Python PostgreSQL COPY command used to INSERT or UPDATE (not just INSERT)
Not directly through the copy command.
What you can do however is create a temporary table, populate that table with the copy command, and then do your insert and update from that.
-- Clone table stucture of target table
create temporary table __copy as (select * from my_schema.my_table limit 0);
-- Copy command goes here...
-- Update existing records
update
my_schema.my_table
set
column_2 = __copy.column_2
from
__copy
where
my_table.column_1 = __copy.column_1;
-- Insert new records
insert into my_schema.my_table (
column_1,
column_2
) (
select
column_1,
column_2
from
__copy
left join my_schema.my_table using(column_1)
where
my_table is null
);
You might consider creating an index on __copy after populating it with data to speed the update query up.

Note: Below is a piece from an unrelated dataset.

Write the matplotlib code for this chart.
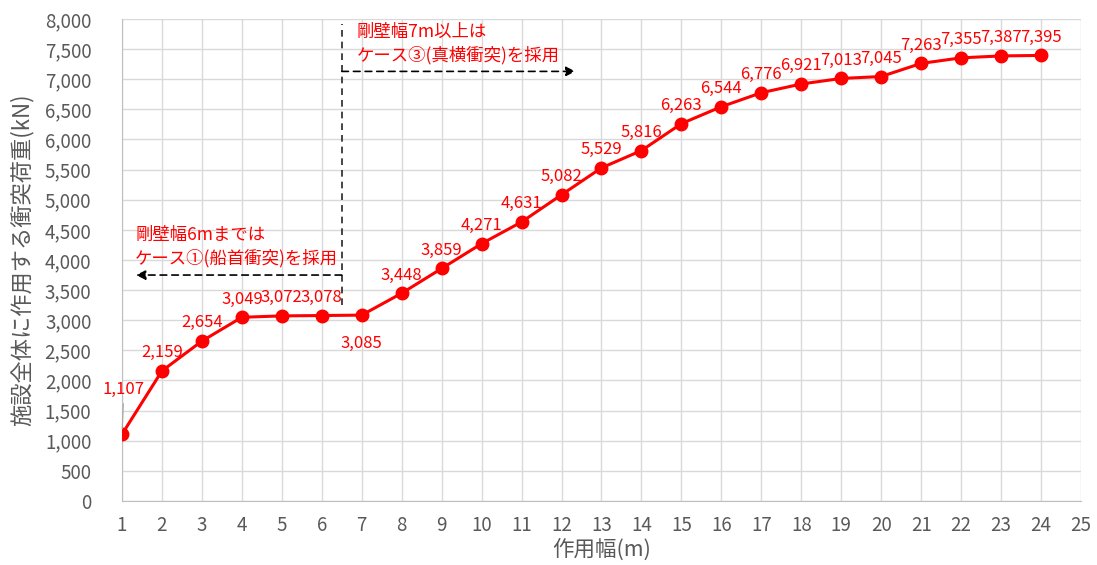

Consider using a temp table as staging table that receives csv file data. Then, run an append into final table using Postgres' CONFLICT (colname) DO UPDATE ...
. Available in version 9.3+. See docs. Do note that the special excluded table is used to reference values originally proposed for insertion.

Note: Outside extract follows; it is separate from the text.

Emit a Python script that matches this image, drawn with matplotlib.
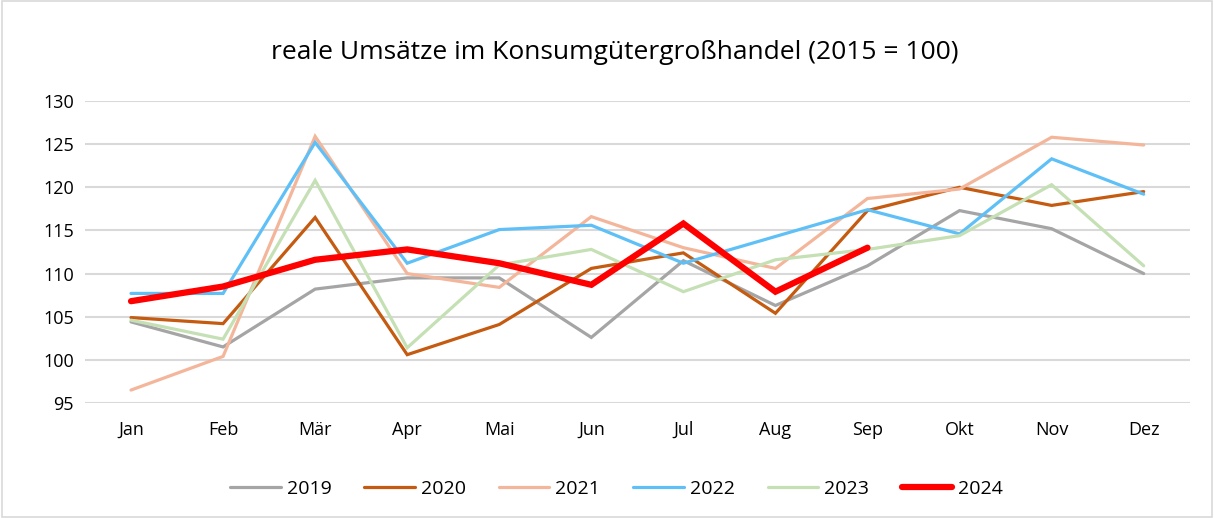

Also, assuming you use pyscopg2, consider using sql.Identifier() to safely bind identifiers like table or column names. However, you would need to decompose colStr to wrap individual items:
from psycopg2 import sql
...
cursor.execute("DELETE FROM tempTable")
conn.commit()
cmd = sql.SQL("COPY {0} ({1}) FROM STDIN WITH (FORMAT CSV, NULL '_|NULL|_'))")\
.format(sql.Identifier(temptableName),
sql.SQL(', ').join([sql.Identifier('col1'),
sql.Identifier('col2'),
sql.Identifier('col3')]))
cursor.copy_expert(cmd, io)
sql = "INSERT INTO finalTable (id_column, Col1, Col2, Col3)" + \
" SELECT id_column, Col1, Col2, Col3 FROM tempTable t" + \
" ON CONFLICT (id_column) DO UPDATE SET Col1 = EXCLUDED.Col1," + \
" Col2 = EXCLUDED.Col2," + \
" Col3 = EXCLUDED.Col3 ...;"
cursor.execute(sql)
conn.commit()